Это замечание, полунасмешливое, полульстивое, представляло собой типичный для Горбачева прием, когда ему хотелось уйти от трудного вопроса и самому выиграть несколько очков. Из его слов можно было понять, будто я играю какую–то роль в советских внутренних политических интригах, что могло быть как комплиментом, так и предостережением, поскольку для посла рискованно ввязываться во внутреннюю политику. Оставляя же намеки в стороне, я знал, что сказанное Горбачевым было правдой: в последние несколько месяцев я виделся с Ельциным чаше, чем он. Мне казалось, что так получилось больше из–за политического просчета Горбачева, нежели от избытка рвения с моей стороны. Ему следовало бы сотрудничать с Ельциным, как бы то ни было неприятно ему лично. Тем не менее, я решил воспринять его замечание безо всякой задней мысли, лишь бы не дать ему уйти от ответа на мой вопрос.
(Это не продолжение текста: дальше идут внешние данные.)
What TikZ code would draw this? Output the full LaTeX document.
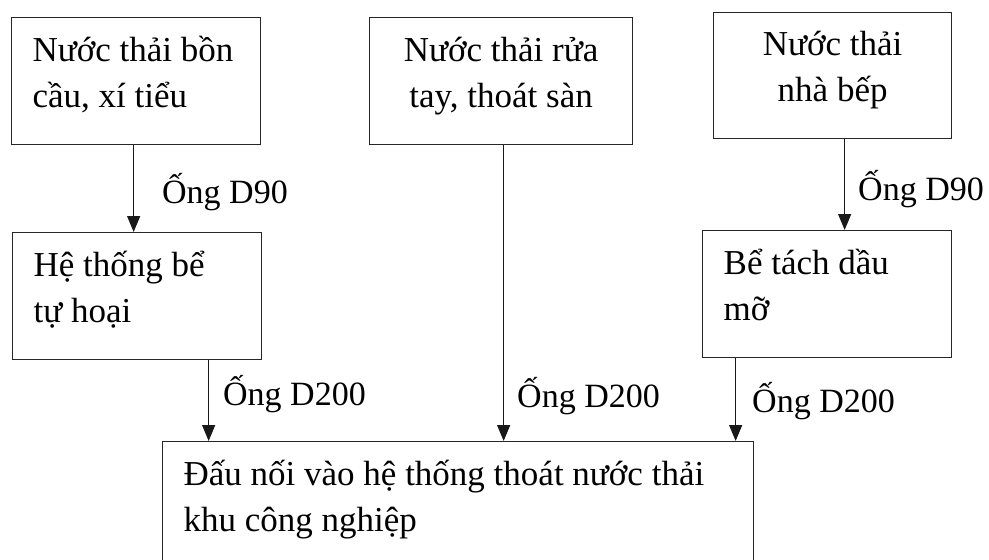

«Что ж, он говорит мне, что хочет сотрудничать, — сказал я, — и он поражает меня своей искренностью. Только мое мнение значения не имеет. Важно, что вы думаете».

«Все зависит от того, согласен ли Ельцин играть конструктивную роль или нет. У него есть склонность к политическим играм. Но если он успокоится и станет действовать ответственно, мы сможем работать вместе». Горбачев добавил, что недавние высказывания Ельцина вселяют в него некоторую надежду, что так и получится. Впрочем, склонность Ельцина к «демагогическим призывам», которые приведут к «уравниловке», еще более затрудняет создание таких экономических стимулов, какие нужны для перестройки.

Я не спорил с Горбачевым, хотя и считал последнее его замечание несправедливым. Ельцинские нападки на партийные привилегии были нацелены против неоправданных преимуществ, а вовсе не против различий в доходах, полученных по заслугам. Выходило забавно: термин, каким Горбачеву случалось обозначать результат Ельцинских призывов — «уравниловка», — был тем самым словом, которым воспользовался Ельцин во время нашей с ним первой встречи в 1987 году, когда описывал, от каких отношений следует отрешиться во имя успеха перестройки. На деле он не был против экономических стимулов, однако кто–то явно убедил Горбачева в том, что Ельцин против. К тому же, хотя Ельцин вообще все больше предавался популистской риторике, мне казалось, что он прибегает к ней потому что вынужден пробиваться обратно на политическую арену, используя голоса избирателей, а вовсе не из–за своего якобы безответственного отношения к реформе, Предприми Горбачев побольше усилий, чтобы удержать Ельцина в своей команде, и придай побольше ускорения процессу реформирования, и Ельцин оказался бы лишен кое–каких полемических козырей, какие он пускал в ход.